Rows from a dataset of charts and code:
## START
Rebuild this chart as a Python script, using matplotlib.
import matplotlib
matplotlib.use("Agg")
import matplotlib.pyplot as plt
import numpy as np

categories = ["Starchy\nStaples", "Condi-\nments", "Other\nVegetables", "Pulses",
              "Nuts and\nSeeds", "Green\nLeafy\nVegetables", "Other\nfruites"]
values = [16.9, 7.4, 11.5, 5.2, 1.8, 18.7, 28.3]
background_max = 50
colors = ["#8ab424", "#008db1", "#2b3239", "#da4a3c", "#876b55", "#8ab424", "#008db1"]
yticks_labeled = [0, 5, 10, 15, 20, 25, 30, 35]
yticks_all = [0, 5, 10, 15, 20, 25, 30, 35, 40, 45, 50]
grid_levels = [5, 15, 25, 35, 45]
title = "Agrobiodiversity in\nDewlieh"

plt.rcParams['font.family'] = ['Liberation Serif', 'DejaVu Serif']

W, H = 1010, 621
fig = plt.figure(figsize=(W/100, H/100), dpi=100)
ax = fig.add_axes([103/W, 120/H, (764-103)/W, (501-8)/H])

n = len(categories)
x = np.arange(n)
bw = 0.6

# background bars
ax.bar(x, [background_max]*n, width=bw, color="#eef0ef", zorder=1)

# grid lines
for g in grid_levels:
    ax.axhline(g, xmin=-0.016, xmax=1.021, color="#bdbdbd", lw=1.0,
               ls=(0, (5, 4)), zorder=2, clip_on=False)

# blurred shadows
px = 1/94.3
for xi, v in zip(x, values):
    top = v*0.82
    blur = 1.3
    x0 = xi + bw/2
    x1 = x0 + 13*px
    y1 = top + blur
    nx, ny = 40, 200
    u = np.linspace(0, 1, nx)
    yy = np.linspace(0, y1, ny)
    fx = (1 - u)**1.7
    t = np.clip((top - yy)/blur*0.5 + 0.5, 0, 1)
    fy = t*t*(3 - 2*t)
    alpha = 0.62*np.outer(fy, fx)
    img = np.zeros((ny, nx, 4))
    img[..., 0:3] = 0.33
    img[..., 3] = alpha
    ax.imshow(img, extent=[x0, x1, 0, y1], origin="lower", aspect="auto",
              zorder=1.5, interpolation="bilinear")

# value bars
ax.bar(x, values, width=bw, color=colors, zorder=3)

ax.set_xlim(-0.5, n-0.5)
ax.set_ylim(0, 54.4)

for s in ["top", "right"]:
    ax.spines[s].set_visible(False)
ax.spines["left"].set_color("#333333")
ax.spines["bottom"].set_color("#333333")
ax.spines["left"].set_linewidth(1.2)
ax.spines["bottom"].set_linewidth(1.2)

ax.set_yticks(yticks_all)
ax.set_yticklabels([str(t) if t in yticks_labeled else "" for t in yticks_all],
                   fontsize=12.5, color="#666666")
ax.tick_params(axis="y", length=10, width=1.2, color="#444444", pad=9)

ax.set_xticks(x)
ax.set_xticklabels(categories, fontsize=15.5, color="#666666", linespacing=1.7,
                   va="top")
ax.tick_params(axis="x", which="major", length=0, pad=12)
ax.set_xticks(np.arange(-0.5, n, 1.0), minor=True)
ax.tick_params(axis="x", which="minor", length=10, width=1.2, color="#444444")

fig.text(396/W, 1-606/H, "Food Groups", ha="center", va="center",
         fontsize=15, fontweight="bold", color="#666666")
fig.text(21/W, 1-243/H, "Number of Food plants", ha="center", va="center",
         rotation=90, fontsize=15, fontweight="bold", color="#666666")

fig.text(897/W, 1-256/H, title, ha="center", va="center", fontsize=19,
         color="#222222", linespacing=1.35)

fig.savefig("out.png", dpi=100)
## END
## START
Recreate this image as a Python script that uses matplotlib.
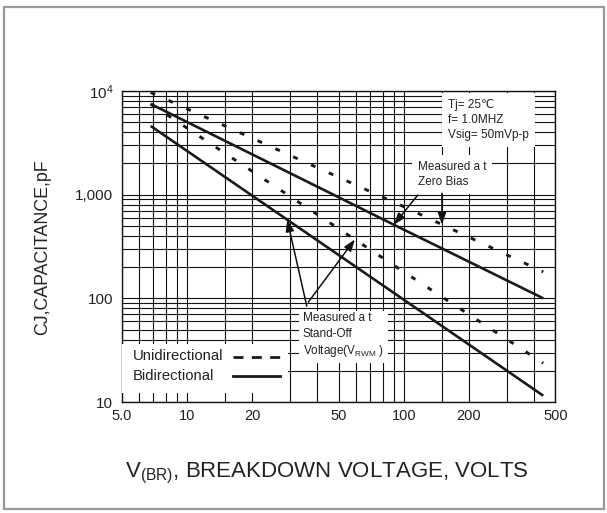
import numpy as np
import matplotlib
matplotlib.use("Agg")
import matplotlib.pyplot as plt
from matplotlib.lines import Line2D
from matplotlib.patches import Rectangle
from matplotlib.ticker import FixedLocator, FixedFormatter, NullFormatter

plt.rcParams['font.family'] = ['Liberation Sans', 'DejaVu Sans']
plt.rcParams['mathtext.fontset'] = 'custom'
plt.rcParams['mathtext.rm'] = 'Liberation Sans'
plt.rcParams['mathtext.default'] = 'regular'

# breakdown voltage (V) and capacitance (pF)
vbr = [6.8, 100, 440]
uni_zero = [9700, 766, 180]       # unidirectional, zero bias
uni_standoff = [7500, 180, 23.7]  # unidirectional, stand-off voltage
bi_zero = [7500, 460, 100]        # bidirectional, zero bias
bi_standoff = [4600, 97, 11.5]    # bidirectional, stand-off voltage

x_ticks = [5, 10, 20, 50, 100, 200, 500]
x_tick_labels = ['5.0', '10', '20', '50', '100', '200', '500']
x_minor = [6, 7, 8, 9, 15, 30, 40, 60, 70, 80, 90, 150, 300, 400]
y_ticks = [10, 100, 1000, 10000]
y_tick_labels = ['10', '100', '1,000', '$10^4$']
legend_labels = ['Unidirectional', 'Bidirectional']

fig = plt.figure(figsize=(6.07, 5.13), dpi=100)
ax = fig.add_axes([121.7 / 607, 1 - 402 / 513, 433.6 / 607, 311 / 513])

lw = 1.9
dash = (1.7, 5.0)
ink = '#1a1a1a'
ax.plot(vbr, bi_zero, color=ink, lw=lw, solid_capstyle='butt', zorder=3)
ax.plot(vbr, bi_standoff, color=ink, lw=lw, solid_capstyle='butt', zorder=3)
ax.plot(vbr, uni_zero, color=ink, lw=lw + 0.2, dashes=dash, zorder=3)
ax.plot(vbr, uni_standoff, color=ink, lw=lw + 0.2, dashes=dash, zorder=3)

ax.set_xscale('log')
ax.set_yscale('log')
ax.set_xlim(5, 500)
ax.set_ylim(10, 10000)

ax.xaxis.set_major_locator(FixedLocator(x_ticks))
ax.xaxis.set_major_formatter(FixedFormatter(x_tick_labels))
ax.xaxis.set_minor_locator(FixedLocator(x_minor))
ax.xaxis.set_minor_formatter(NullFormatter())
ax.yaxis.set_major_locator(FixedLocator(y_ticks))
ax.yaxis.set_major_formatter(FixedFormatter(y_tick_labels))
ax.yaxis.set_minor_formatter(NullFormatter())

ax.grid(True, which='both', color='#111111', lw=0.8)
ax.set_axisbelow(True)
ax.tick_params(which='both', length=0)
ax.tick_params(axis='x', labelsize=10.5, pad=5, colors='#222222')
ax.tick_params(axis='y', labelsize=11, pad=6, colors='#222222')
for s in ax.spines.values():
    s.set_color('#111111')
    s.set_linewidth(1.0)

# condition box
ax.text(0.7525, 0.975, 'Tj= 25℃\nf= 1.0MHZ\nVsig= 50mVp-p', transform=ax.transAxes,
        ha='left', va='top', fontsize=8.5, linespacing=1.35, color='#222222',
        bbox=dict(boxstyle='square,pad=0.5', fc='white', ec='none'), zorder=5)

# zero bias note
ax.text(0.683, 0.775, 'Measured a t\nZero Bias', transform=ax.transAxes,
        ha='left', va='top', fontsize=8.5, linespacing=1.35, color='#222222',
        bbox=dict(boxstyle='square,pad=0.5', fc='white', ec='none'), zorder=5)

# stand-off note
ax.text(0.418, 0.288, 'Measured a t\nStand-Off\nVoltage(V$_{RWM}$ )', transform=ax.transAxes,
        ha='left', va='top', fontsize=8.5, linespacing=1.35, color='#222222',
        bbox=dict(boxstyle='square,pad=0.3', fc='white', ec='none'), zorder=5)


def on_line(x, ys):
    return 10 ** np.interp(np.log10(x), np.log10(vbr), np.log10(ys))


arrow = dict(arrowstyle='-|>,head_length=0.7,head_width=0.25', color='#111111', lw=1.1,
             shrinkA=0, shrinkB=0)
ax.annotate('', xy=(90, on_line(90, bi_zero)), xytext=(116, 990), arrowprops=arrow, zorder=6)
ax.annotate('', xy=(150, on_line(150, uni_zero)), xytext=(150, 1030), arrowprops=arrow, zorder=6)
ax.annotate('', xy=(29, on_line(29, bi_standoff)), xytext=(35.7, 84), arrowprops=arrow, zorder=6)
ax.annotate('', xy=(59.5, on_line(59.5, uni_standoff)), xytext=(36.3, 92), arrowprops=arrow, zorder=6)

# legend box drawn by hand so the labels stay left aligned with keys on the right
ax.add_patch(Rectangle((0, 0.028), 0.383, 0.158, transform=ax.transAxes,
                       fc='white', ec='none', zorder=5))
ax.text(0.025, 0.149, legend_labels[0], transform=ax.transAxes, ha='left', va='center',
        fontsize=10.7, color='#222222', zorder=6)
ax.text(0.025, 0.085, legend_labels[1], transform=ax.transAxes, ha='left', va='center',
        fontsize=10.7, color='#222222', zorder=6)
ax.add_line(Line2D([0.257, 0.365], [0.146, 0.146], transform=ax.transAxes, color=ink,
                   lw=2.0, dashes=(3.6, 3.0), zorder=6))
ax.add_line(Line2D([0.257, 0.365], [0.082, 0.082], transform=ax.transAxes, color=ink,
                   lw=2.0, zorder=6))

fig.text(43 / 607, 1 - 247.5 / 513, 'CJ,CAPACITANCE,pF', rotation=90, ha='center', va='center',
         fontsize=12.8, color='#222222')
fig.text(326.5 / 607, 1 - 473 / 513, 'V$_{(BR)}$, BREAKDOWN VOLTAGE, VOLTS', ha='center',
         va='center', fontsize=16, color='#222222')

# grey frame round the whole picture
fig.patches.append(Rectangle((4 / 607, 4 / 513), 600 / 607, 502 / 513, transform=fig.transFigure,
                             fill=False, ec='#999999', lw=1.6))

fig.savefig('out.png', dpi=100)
## END
• Instructions for the task: Using the entries above, repeat exactly the lines from the one with "Recreate this image" to the one with "plt.rcParams['mathtext.default'] = 'regular'", both included, and leave the pictures behind.

• Solved problem:
Recreate this image as a Python script that uses matplotlib.
import numpy as np
import matplotlib
matplotlib.use("Agg")
import matplotlib.pyplot as plt
from matplotlib.lines import Line2D
from matplotlib.patches import Rectangle
from matplotlib.ticker import FixedLocator, FixedFormatter, NullFormatter

plt.rcParams['font.family'] = ['Liberation Sans', 'DejaVu Sans']
plt.rcParams['mathtext.fontset'] = 'custom'
plt.rcParams['mathtext.rm'] = 'Liberation Sans'
plt.rcParams['mathtext.default'] = 'regular'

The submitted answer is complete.